Марина Петровна замолчала на полуслове.
— Это Настя, — с удовольствием объяснила Олимпиада и потыкала пальцем в статью, — она говорила, что поставит ее сразу же, как только место будет, и поставила! Мне надо ей позвонить, извините, Николай Вадимович.
— Конечно, конечно, — согласился начальник, — возвращайтесь на свое рабочее место. Мы еще поговорим о том, как именно, с вашей точки зрения, нужно перестроить работу.
— Как?! — поразилась Олимпиада, позабыв про Настю, «Труд» и предстоящее увольнение.
— Вы же только что говорили, что знаете — как! Или врали?
— Но вы… вы же хотели меня уволить!
— Кто вам сказал?
— Марина… Марина Петровна.
Сорокин помолчал.
— Вы возвращайтесь на рабочее место, — повторил он, — а с Мариной Петровной я еще поговорю.
Олимпиада поднялась и на деревянных ногах вышла из кабинета. Потом торопливо вернулась и неловко кивнула:
— До свидания.
— Еще увидимся.
Тем же порядком, по тому же коридору, с тем же портфелем ровно через пятнадцать минут после отбытия в увольнение она вернулась на место.
— Ну что? — спросил Никита с жадным любопытством. — Уволил?
— Да вроде нет. Сказал, чтобы шла и работала.
— Так я и знал! — воскликнул Никита жалобно. — Так и знал, никогда мне не везет!
— Да что такое?
— Как что?! Выпили бы на проводах, погуляли бы, а теперь не дождешься!
Олимпиада взялась руками за голову и захохотала.
Когда Люсинда примерно в восьмой раз спросила «Чего это такое, а?», Павел Петрович предложил ей заткнуться.
Именно так он и сказал:
— А теперь заткнитесь, пожалуйста!
Она очень ему мешала. Он строчил на компьютере, думал и анализировал, а она все приставала, а ему некогда было делить с ней ее эмоции.
Он привез Люсинду в студию «Салют», где были звукозаписывающие ателье и много офисов. Знаменитый продюсер Федор Корсаков задерживался, и рассерженный Добровольский немедленно достал из портфеля компьютер, уселся и стал строчить, не обращая никакого внимания на людей, на секретаршу с ногтями, выкрашенными зеленым лаком, и на Люсинду с ее эмоциями.

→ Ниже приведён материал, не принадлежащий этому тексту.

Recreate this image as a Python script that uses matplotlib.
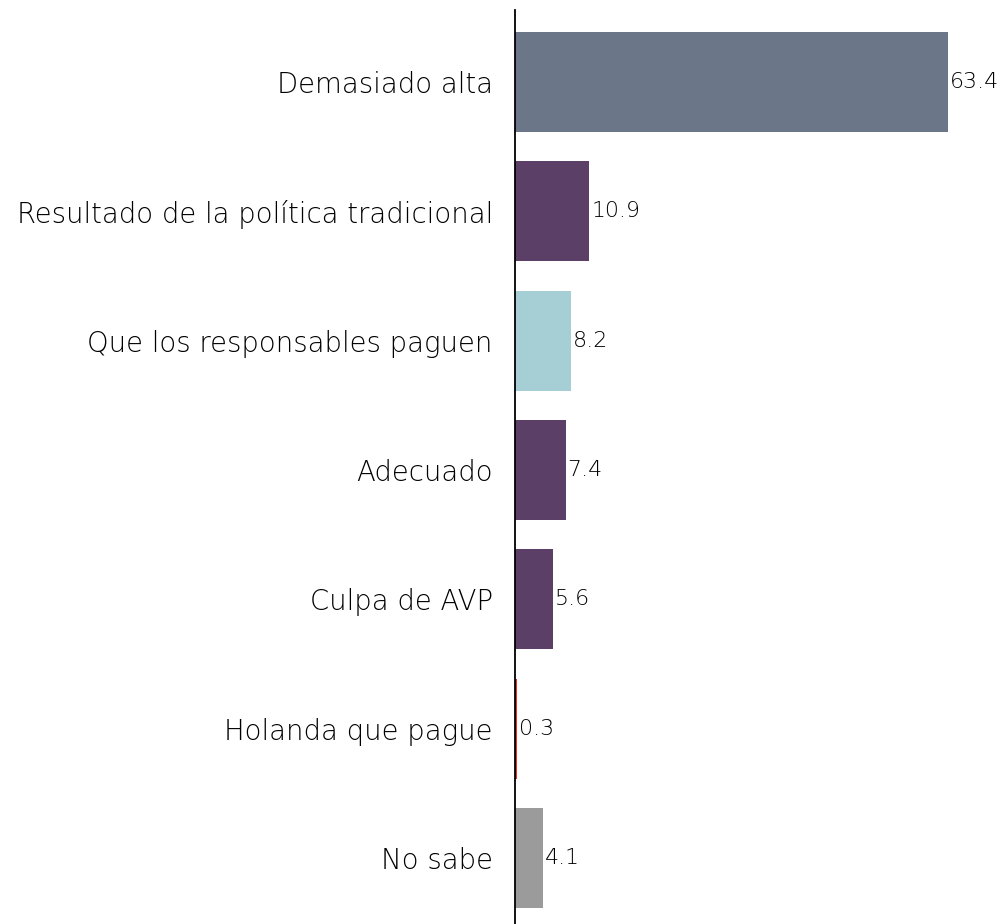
import matplotlib
matplotlib.use("Agg")
import matplotlib.pyplot as plt

categories = ["Demasiado alta", "Resultado de la política tradicional", "Que los responsables paguen",
              "Adecuado", "Culpa de AVP", "Holanda que pague", "No sabe"]
values = [63.4, 10.9, 8.2, 7.4, 5.6, 0.3, 4.1]
colors = ["#6b7788", "#5b3f66", "#a5cfd4", "#5b3f66", "#5b3f66", "#e8302a", "#9b9b9b"]

plt.rcParams['font.family'] = ['DejaVu Sans']

fig = plt.figure(figsize=(10.04, 9.24), dpi=100)
ax = fig.add_axes([515/1004, 0, 1 - 515/1004, 1 - 10/924])
y = list(range(len(categories)))
ax.barh(y, values, height=0.773, color=colors)
ax.set_ylim(6.51, -0.557)
ax.set_xlim(0, 71.6)
for yi, v in zip(y, values):
    ax.text(v + 0.3, yi, f"{v}", va="center", ha="left", fontsize=15.8, weight="light", color="#000000")
ax.set_yticks(y)
ax.set_yticklabels(categories, fontsize=19.8, weight="light", color="#000000")
ax.tick_params(axis="y", length=0, pad=16)
ax.set_xticks([])
for s in ["top", "right", "bottom"]:
    ax.spines[s].set_visible(False)
ax.spines["left"].set_linewidth(1.3)
ax.spines["left"].set_color("black")
fig.savefig("out.png", dpi=100)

Эмоции били через край. В контору — Павел Петрович так и называл это место — они ехали на джипе. Он заехал за ней в больницу, где она дежурила возле тети Верочки, которая никак не приходила в себя и дышала через трубку, и сказал, что, если Люсинда хочет на прослушивание, нужно ехать.
Это было такое изумительное, такое обнадеживающее, такое солидное слово — прослушивание, — что Люсинда даже всплакнула тихонько, чтобы благодетель не видел, быстро и незаметно утерла глаза и щеки и даже в зеркальце посмотрелась, не видно ли следов. Никаких следов не заметно, у нее всегда кожа была гладкая, щеки розовые и глаза сияли, как у дуры деревенской.
И вообще Люсинда всегда знала, что она… странная. Не такая, как все.
Вот, например, на поезде ей очень хотелось поехать — хоть куда-нибудь, просто ехать, и все. Дремать и придумывать песенки под стук колес. Еще ей хотелось, чтобы о ней узнал весь мир, и она часто представляла себе, как это произойдет. Однажды Липа дала ей книжку Галины Вишневской, которую в детстве дразнили Галька-артистка, и только от нее, от Вишневской, Люсинда узнала, что та тоже мечтала, как будет петь на огромной сцене, залитой огнями и усыпанной цветами. Еще Люсинда любила горячий чай, собак и всегда жалела старух, и никогда их не обвешивала, за что ей часто попадало от Ашота.